Pretty soon, we were playing pool with a Floridian called James. He was passing through for work. He's a cartographer, and his work involves driving around the world and place pyramidal mirrors at selected points so that a special aeroplane can fly over and fire lasers at his mirrors in order to create accurate physical maps. 

L-R: James, Some crazy dude, me

Several hours in, we were shooting pool with lots of different people from around Osoyoos, and before we knew it, we were holding court at a table surrounded by locals. Even the manageress joined us and started buying us shooters.

But nobody knew what they were letting themselves in for when the Karaoke started.

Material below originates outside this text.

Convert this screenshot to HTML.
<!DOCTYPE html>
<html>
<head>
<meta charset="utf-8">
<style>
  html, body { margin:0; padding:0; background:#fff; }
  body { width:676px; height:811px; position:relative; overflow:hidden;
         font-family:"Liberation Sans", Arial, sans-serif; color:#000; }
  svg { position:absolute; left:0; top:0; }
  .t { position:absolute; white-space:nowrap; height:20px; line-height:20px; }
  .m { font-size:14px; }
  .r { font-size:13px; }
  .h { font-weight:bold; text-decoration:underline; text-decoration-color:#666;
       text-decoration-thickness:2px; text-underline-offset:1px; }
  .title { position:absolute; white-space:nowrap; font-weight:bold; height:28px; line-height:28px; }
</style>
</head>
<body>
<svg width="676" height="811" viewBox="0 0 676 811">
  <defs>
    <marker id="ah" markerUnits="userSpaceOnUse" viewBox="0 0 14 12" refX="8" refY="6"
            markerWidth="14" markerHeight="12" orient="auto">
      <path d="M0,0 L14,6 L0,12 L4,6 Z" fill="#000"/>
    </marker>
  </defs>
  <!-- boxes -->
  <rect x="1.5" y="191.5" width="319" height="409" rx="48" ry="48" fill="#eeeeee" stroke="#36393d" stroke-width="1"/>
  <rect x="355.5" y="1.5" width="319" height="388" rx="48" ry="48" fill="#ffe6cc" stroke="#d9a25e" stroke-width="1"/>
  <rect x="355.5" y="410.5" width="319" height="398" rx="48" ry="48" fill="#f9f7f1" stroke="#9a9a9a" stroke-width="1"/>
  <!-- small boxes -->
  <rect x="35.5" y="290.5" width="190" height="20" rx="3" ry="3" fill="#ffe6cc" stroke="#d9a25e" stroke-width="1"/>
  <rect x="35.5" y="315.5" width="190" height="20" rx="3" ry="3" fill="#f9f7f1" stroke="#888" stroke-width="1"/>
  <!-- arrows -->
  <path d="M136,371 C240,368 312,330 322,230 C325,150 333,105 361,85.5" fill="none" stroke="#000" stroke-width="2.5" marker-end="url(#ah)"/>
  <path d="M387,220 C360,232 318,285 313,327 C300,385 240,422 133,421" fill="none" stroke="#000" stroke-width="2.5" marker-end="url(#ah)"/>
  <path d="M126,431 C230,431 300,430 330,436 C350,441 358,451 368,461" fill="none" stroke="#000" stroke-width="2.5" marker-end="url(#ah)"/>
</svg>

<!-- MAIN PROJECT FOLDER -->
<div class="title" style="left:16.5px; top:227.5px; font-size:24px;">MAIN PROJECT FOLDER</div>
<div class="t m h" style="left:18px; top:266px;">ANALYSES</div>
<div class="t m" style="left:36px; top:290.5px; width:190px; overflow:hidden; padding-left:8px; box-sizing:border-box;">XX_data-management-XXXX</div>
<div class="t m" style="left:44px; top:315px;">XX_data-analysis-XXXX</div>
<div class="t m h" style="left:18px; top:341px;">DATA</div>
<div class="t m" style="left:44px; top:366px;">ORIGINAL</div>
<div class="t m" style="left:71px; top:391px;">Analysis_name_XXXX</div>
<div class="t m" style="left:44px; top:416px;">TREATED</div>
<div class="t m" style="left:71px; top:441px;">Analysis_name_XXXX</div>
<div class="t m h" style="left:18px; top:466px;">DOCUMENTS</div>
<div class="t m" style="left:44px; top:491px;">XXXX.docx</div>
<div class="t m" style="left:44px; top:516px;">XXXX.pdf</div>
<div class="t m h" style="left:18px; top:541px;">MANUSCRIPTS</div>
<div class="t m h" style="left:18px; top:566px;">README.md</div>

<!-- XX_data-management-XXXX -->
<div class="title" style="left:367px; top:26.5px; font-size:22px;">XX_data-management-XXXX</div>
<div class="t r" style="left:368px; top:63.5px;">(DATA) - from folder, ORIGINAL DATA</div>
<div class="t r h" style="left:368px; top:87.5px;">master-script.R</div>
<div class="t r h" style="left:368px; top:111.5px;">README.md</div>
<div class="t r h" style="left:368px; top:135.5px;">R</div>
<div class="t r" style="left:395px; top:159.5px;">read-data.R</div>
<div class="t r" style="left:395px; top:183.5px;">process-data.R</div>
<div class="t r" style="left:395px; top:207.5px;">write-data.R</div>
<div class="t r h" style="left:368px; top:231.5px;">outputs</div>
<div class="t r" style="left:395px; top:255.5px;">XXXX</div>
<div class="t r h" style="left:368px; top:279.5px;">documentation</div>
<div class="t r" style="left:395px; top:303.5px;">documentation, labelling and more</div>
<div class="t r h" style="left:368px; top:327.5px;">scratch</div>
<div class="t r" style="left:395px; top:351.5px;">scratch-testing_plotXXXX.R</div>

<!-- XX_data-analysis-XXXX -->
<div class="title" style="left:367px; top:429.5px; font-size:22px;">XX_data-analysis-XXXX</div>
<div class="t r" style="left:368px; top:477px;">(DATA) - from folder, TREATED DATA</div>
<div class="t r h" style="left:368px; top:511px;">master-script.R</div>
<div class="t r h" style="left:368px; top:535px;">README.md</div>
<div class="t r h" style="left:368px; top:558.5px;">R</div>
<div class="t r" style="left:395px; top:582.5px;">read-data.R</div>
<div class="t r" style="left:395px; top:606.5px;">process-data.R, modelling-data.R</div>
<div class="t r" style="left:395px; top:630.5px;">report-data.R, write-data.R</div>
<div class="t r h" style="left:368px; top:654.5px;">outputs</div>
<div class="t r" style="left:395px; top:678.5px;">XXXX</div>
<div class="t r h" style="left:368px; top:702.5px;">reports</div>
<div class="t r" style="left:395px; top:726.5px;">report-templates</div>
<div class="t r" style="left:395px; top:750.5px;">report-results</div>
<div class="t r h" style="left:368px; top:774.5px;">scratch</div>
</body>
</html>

Nev and I dominated the proceedings: belting out horribly atonal renditions of Bohemian Rhapsody, some Depeche Mode, some Guns and Roses and Dennis Leary's famous crowd-pleaser. I was also dragged up to duet with a gravelly-voiced woman who later gave me her email address. It began, "whackedgranny@…".

The Floridian joined us back at our hotel room after last orders. Unfortunately, so did two other people from the bar, so copious drinking on the balcony overlooking the lake ensued but was marred by having to make a near-herculean effort to drive the gatecrashers out.

Nev at Smitty's the day after.

The next morning, we headed down to the local Smitty's "family restaurant" (greasy spoon to you and me). We looked awful and felt worse.

Looking across the restaurant, there were several families in their Sunday Best and clearly having a wholesome family meal after church. And here we were, having just got out of bed and suffering for the sin of drink:

"Let there be wine, women, mirth and laughter, Sermons and soda-water the day after." - Byron

The food was a stodge-a-thon. I had pancakes with maple syrup and lots of smoked pig. Nev had the same but with potatoes and toast instead of the pancakes. Neither of us could finish our food.

People here seem to have a real obsession with food: every table had a little collection of Trivial Pursuit cards. Perhaps this was in keeping with the "family restaurant" theme. One of the questions on the Trivial Pursuit cards read:

"What was the Boston Chicken chain renamed, after branching out into other entrees?"

Stumbling out of Smitty's, we lurched back to the hotel and passed the hobo we'd seen the day before in the middle of nowhere.  

Aside from a very sore head, I've no idea how much that night of boozing cost us. In true Gonzo style, we had bade gladhandedly farewell to all before walking confidently out of the bar, and leaving our tab behind.